Accueil

Le lancer de nain


France. Le 27 novembre 1991, une circulaire ministérielle de Philippe Marchand, socialiste, alors ministre de l'intérieur, donne le droit aux autorités locales d'interdire l'activité dite du "lancer de nain" dans les lieux publics et prescrit aux préfets d'intervenir auprès des maires afin de les inciter à prendre des mesures contre le lancer de nain. L'activité, comme son nom l'indique, consistait à lancer des nains portant casque et protections le plus loin possible sur des matelas, se pratiquait dans certains bars, pubs et discothèques, et avait même donné lieu à des championnats du monde en 1986, en Australie, pays qui serait à l'origine de ce sport pour le moins original.

C'est le maire de la commune de Morsang-sur-Orge qui, le premier, décida d'interdire le lancer de nain en boîte de nuit, suivi par la ville d'Aix-en-Provence, qui adopta elle aussi un arrêté similaire afin de mettre en application les recommandations de la circulaire. C'était sans compter la ténacité d'un nain, M. Wackenheim, qui gagnait sa vie de cette manière (pour la première fois, il avait un salaire, et non des moindres, puisqu'il empochait chaque mois dans les 20 000 F), et de son employeur, la société Fun Production, qui allèrent contester cette interdiction devant des tribunaux administratifs. Les tribunaux de Marseilles et de Versailles décidèrent d'annuler ces arrêtés en 1992, au motif qu'il n'était en aucun cas porté atteinte à la dignité humaine. L'affaire fut alors portée devant le Conseil d'Etat, qui conclut, après des débats houleux :

L’attraction de « lancer de nains » consistant à faire lancer un nain par des spectateurs, conduit à utiliser comme un projectile une personne affectée d’un handicap physique et porte atteinte, par son objet même, à la dignité de la personne humaine. L’autorité investie du pouvoir de police municipale peut, dès lors, l’interdire, même en l’absence de circonstances locales particulières et alors même que des mesures de protection ont été prises pour assurer la sécurité de la personne en cause et que celle-ci se prêtait librement à cette exhibition contre rémunération. Le respect du principe de la liberté du travail et celui de la liberté du commerce et de l’industrie ne fait pas obstacle à ce que l’autorité investie du pouvoir de police municipale interdise une activité même licite si une telle mesure est seule de nature à prévenir ou faire cesser un trouble à l’ordre public, ce qui est le cas d’un « lancer de nains », eu égard à la nature de l’attraction en cause.

Le 27 octobre 1995, le lancer de nain est donc interdit par l'arrêt Morsang-sur-Orge.

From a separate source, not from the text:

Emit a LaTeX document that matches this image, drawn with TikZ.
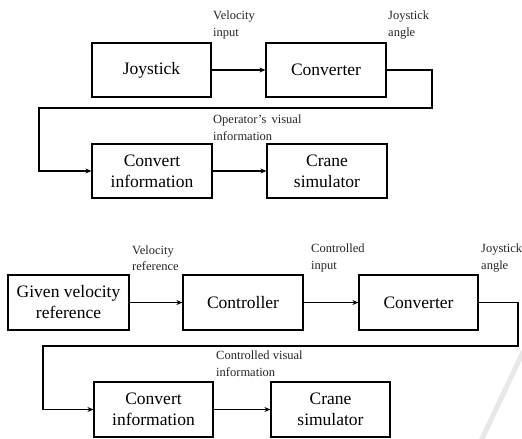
\documentclass[tikz,border=0pt]{standalone}
\usepackage{fontspec}
\setmainfont{Liberation Serif}
\usetikzlibrary{arrows.meta}
\begin{document}
\begin{tikzpicture}[x=1pt,y=-1pt,
  blk/.style={draw,line width=1.2pt,rectangle,minimum height=54pt,align=center,inner sep=0pt,
    font=\fontsize{17.5}{21}\selectfont},
  lbl/.style={anchor=west,align=left,inner sep=0pt,font=\fontsize{12.5}{16.5}\selectfont,text=black!85},
  conn/.style={line width=1.6pt,-{Stealth[length=6pt,width=5pt]}},
  wire/.style={line width=1.6pt}]
\useasboundingbox (0,0) rectangle (522,439);
% watermark stroke
\draw[line width=5pt,color=gray!18,line cap=round] (523,352) -- (481,441);
% top diagram
\node[blk,minimum width=119pt] (j) at (151.5,70) {Joystick};
\node[blk,minimum width=120pt] (c1) at (326,70) {Converter};
\node[blk,minimum width=120pt] (ci1) at (152,171) {Convert\\information};
\node[blk,minimum width=120pt] (cs1) at (327,171) {Crane\\simulator};
\coordinate (r1a) at (432,70);
\coordinate (r1b) at (432,108);
\coordinate (r1c) at (39,108);
\coordinate (r1d) at (39,171);
\draw[conn] (j) -- (c1);
\draw[conn] (c1.east) -- (r1a) -- (r1b) -- (r1c) -- (r1d) -- (ci1.west);
\draw[conn] (ci1) -- (cs1);
\node[lbl] (l1) at (213,25) {Velocity\\input};
\node[lbl] (l2) at (388,25) {Joystick\\angle};
\node[lbl] (l3) at (213,127.5) {Operator’s\, visual\\information};
% bottom diagram
\node[blk,minimum width=121pt,minimum height=55pt] (g) at (68.5,302.5) {Given velocity\\reference};
\node[blk,minimum width=120pt,minimum height=55pt] (ct) at (243,302.5) {Controller};
\node[blk,minimum width=119pt,minimum height=55pt] (c2) at (418.5,302.5) {Converter};
\node[blk,minimum width=119pt,minimum height=55pt] (ci2) at (153.5,409.5) {Convert\\information};
\node[blk,minimum width=119pt,minimum height=55pt] (cs2) at (330.5,409.5) {Crane\\simulator};
\coordinate (r2a) at (518,302.5);
\coordinate (r2b) at (518,346);
\coordinate (r2c) at (43,346);
\coordinate (r2d) at (43,409.5);
\draw[conn] (g) -- (ct);
\draw[conn] (ct) -- (c2);
\draw[conn] (c2.east) -- (r2a) -- (r2b) -- (r2c) -- (r2d) -- (ci2.west);
\draw[conn] (ci2) -- (cs2);
\node[lbl] (l4) at (132,258) {Velocity\\reference};
\node[lbl] (l5) at (311,258) {Controlled\\input};
\node[lbl] (l6) at (481,258) {Joystick\\angle};
\node[lbl] (l7) at (216,363.5) {Controlled visual\\information};
\end{tikzpicture}
\end{document}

En somme, ce qui dérangeait, dans la pratique du lancer de nain, ce n'était pas tant le fait que l'on puisse porter atteinte à la dignité des nains (considérés, au passage, comme des handicapés incapables de s'occuper d'eux-mêmes et d'avoir le moindre respect pour leur propre petite personne), que l'idée de voir des personnes normales s'abaisser - qu'on me pardonne ici le jeu de mots - à lancer des nains, car après tout, comme on dit, jeux de nains, jeux de vilains (c'était petit, je sais, mais grand est mon nanisme intellectuel).